Written exercise: Repeat exactly, please, the lines that begin at the start of the listing and end at the line holding "plt.rcParams['font.family'] = ['Liberation".

Information supplied:
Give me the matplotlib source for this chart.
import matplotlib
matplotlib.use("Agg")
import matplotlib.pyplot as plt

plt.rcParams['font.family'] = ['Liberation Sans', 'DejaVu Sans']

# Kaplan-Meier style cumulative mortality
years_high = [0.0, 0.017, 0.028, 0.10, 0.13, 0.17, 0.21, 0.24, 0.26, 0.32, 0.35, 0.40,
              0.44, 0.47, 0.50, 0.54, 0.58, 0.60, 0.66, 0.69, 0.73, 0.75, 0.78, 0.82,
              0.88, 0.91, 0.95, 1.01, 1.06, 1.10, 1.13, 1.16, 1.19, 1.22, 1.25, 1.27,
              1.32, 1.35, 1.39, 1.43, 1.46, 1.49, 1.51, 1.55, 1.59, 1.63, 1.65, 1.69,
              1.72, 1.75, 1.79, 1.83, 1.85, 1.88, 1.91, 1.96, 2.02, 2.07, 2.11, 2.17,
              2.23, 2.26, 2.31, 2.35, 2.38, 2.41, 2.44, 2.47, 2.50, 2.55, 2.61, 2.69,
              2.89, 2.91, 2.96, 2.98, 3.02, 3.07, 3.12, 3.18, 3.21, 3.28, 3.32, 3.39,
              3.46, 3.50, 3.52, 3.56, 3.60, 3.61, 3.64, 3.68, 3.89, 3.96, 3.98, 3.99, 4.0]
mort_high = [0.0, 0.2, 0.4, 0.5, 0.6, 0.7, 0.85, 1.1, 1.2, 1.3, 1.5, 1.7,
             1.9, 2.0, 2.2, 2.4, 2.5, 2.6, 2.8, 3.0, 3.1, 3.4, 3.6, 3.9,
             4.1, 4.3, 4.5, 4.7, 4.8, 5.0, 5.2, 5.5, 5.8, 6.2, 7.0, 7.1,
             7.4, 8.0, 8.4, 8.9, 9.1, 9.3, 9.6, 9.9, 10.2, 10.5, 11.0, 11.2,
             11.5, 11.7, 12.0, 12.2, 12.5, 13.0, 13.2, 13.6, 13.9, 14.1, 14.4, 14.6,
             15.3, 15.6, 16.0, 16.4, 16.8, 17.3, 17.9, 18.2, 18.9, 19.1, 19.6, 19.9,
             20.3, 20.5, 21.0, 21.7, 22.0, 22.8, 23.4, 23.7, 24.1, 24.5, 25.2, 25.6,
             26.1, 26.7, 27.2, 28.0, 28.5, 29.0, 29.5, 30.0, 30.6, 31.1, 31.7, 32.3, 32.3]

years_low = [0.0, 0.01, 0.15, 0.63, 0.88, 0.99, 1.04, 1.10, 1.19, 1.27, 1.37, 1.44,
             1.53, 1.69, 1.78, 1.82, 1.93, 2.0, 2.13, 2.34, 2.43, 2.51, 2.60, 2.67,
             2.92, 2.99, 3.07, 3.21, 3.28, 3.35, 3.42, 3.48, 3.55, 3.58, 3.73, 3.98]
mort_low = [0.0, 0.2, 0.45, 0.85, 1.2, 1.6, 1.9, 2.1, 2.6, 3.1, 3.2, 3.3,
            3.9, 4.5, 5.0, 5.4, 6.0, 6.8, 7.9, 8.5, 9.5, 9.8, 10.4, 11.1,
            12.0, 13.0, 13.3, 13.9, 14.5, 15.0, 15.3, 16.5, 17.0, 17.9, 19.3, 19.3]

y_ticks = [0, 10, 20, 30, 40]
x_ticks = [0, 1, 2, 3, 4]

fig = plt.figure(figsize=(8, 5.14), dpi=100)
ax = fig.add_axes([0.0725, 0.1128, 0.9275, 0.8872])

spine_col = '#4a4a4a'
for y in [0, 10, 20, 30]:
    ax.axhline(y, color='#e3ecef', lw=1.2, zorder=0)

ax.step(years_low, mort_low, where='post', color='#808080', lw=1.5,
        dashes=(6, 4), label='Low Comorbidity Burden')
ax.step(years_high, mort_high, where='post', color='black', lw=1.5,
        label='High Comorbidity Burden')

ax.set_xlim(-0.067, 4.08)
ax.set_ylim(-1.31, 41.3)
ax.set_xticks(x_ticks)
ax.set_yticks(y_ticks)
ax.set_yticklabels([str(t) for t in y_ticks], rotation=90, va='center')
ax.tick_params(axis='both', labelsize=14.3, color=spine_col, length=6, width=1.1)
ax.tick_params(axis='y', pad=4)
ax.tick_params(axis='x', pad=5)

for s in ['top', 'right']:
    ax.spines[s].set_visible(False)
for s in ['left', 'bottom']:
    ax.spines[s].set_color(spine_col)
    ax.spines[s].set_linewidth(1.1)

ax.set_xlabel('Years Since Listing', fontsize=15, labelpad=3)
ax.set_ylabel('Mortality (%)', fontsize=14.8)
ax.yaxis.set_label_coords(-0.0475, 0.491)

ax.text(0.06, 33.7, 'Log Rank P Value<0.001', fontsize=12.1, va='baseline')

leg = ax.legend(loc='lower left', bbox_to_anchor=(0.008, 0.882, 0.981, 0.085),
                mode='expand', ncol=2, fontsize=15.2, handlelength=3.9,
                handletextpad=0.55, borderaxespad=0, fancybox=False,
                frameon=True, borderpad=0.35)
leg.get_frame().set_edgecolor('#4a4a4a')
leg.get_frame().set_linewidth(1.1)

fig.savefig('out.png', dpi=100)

Result for this task:
Give me the matplotlib source for this chart.
import matplotlib
matplotlib.use("Agg")
import matplotlib.pyplot as plt

plt.rcParams['font.family'] = ['Liberation Sans', 'DejaVu Sans']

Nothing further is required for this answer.